Executive decision framework
- Prioritize ERP-led automation if your primary objective is suite consolidation, native control embedding, and minimizing additional SaaS governance overhead.
- Prioritize a finance AI platform if your primary objective is cross-system close visibility, faster modernization, and standardized governance across a heterogeneous finance estate.
- Require both finance and IT to score options against architecture fit, interoperability, control evidence, implementation risk, TCO, scalability, and exit flexibility rather than feature volume alone.
| Enterprise condition | Recommended direction | Reason |
|---|---|---|
| Single ERP, mature process standardization | ERP-first | Native controls and lower platform sprawl usually outweigh overlay benefits |
| Multiple ERPs, acquired entities, spreadsheet-heavy close | Finance AI platform-first | Cross-system orchestration and governance are the primary need |
| ERP transformation underway | Combined model | Overlay can stabilize close while core systems change |
| High audit pressure and weak evidence consistency | Finance AI platform or combined model | Workflow and evidence standardization often improve faster outside ERP |
| Strong IT governance but limited finance process ownership | Delay selection until operating model is clarified | Technology cannot compensate for unclear accountability |
Final assessment
Finance AI platforms and ERP systems should not be evaluated as direct substitutes. ERP remains the financial system of record and the foundation for transactional integrity. Finance AI platforms are increasingly valuable as systems of coordination, intelligence, and governance for the close, especially in complex enterprise environments. The right choice depends less on product category preference and more on the organization's process maturity, system diversity, control requirements, and modernization timeline.

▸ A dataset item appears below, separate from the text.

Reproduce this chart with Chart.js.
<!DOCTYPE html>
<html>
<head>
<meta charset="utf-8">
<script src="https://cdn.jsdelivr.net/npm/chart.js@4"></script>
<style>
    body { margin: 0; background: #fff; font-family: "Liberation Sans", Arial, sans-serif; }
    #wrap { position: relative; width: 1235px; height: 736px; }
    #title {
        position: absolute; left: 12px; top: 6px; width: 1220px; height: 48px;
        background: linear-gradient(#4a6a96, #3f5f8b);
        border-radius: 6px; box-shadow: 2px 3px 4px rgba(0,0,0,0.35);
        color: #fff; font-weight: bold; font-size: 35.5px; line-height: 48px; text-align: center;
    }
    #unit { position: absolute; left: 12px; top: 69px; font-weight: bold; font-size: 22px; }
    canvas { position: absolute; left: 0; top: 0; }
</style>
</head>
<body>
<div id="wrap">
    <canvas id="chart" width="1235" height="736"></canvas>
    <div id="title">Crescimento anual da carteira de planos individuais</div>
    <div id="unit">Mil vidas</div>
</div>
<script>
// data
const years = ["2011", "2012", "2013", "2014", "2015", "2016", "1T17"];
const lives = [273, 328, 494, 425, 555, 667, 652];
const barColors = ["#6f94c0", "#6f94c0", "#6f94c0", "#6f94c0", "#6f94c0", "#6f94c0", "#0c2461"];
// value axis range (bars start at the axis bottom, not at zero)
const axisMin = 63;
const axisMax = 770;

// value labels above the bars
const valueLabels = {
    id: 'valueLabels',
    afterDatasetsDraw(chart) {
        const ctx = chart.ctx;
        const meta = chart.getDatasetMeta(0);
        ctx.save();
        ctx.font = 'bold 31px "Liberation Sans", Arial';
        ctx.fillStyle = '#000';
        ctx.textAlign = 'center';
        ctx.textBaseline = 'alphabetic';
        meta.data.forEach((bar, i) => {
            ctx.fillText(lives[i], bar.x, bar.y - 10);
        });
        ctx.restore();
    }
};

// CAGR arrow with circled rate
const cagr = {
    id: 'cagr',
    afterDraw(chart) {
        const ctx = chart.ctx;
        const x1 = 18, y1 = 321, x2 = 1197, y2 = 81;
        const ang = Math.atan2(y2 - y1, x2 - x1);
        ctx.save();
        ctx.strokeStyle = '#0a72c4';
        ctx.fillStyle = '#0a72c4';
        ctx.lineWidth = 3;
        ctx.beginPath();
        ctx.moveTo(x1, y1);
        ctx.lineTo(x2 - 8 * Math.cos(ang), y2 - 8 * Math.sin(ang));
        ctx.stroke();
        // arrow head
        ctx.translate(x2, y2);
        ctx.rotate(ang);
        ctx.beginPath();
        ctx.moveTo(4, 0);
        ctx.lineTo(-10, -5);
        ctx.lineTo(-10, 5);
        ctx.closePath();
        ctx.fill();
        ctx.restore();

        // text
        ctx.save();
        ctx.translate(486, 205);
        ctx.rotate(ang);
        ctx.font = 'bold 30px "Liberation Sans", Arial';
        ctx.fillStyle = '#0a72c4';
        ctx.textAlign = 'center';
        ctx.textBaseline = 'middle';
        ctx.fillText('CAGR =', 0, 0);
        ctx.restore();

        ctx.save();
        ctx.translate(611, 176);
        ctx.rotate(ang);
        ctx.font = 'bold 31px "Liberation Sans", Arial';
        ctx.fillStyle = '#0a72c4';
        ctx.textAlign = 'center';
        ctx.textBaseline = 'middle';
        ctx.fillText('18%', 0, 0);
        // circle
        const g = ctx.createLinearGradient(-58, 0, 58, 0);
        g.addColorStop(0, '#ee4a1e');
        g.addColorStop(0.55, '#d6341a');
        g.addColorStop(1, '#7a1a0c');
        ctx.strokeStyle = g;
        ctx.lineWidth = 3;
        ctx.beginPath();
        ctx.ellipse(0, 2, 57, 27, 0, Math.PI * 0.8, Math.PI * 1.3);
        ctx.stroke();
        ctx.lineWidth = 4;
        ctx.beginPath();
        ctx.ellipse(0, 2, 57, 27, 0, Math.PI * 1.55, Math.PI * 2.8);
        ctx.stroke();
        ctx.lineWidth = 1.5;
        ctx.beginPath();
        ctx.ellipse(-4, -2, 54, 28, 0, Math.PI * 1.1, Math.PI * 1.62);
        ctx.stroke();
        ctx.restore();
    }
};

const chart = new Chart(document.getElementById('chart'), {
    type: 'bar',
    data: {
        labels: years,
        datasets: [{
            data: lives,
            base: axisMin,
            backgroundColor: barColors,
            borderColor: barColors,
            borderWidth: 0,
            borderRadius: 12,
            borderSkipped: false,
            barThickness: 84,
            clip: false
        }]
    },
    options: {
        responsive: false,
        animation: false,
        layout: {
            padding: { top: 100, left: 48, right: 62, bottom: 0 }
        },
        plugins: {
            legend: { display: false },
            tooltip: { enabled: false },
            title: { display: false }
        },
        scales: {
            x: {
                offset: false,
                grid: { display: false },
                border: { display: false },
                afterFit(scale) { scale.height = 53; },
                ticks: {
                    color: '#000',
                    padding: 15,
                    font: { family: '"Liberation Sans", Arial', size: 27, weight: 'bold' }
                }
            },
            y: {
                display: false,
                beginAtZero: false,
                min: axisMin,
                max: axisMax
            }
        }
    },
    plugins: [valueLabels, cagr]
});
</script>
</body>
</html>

For CIOs, CFOs, and procurement teams, the most resilient strategy is to align platform selection with enterprise operating model realities. If the close challenge is fundamentally transactional, ERP may be enough. If the challenge is cross-system governance, visibility, and orchestration, a finance AI platform may deliver higher operational ROI. If both conditions exist, a combined architecture is often the most pragmatic path.